The cheapest cars on the market today are safer and filled with vastly more conveniences than luxury cars from previous generations. When I occasionally ride the subway in and around Boston, just about everybody, no matter their economic circumstances, is carrying a smartphone that provides them with computing power and access to a world of information and convenience that was unimaginable even 25 years ago.
Yes, economic health is forever changing, with politicians demanding credit for good times and trying to dish off blame to the other party or the previous president for bad times.
But forget credit or blame. At the moment, things are good – not perfect, but very good. Just about everyone who is physically capable and wants a job can get one.
This is beyond good – it is amazing.
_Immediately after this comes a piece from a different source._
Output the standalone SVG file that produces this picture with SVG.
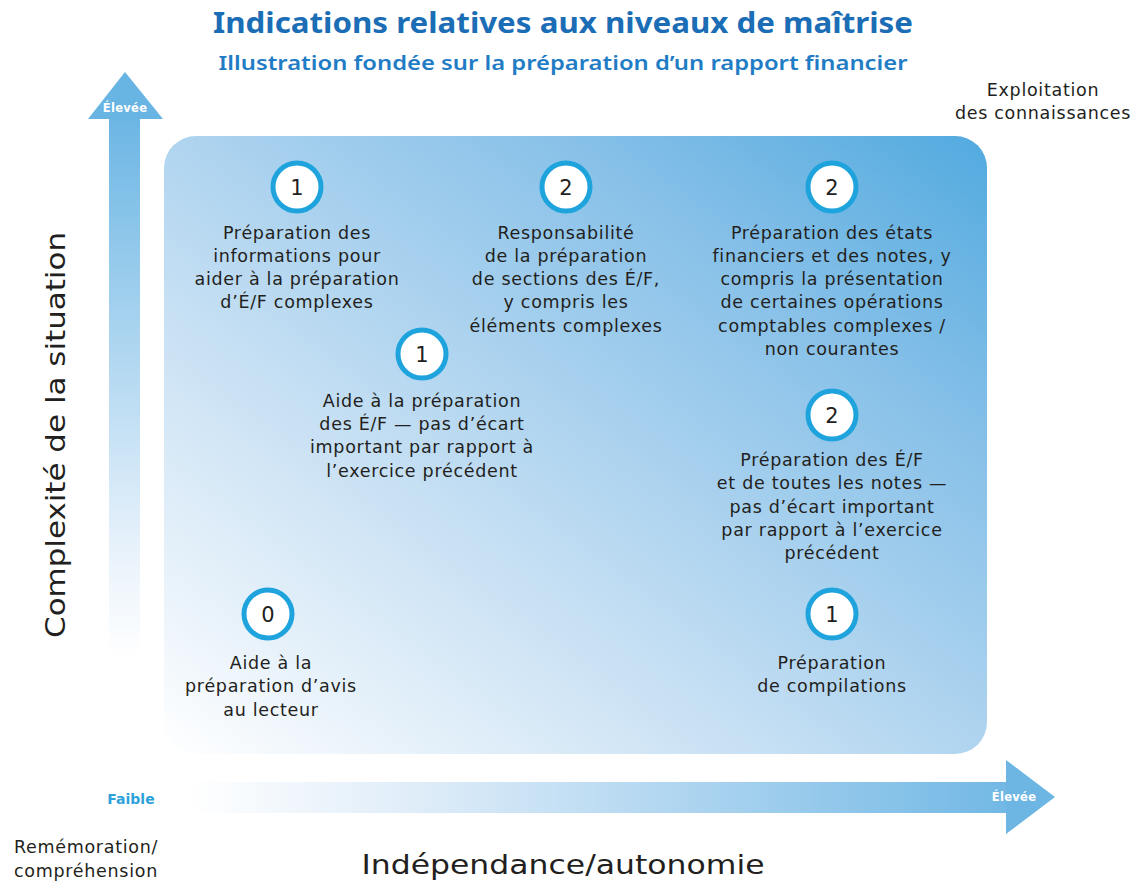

We are blessed with abundance and security like no other people in any time or place.
So, give thanks. If you do, you will be happier. If you spend your time thinking about, and resenting, what somebody else has, you not only are unlikely to get it, but you will discover that it won’t make you happy anyway.
And that segues nicely into a personal note of thanks, and a farewell.
This is my last column for the CNHI newspaper group. Life and other work have made it difficult to do consistently. I also think it’s time to let other, younger voices have the floor.
I’m especially grateful to Bill Ketter, senior vice president of news for CNHI, who offered the chance to do this more than seven years ago, and to David Joyner, executive editor of The Eagle-Tribune, who has been a constant and unshakeable support for a conservative voice on the opinion pages. Not to mention catching and fixing my occasional garbled syntax or thinking.
Most of all I’m grateful to those of you who took the time to read, to engage and to be constructive critics. Yes, there are some who still think the best way to win an argument is not to argue but simply call somebody a name or lob a personal insult. But they are the minority. I’ve had some great arguments – in the best sense of the word – with readers who have been aggressive but also civil, thoughtful and willing to listen. I’ve tried to do the same, and I hope all of us have learned things along the way.
It has been a great ride through the always contentious but always fascinating marketplace of ideas. Thanks to all of you who helped make it so. And may we all pledge allegiance to, and give thanks for, the freedom to disagree. It is one of the main things that make this country the best place on earth to live.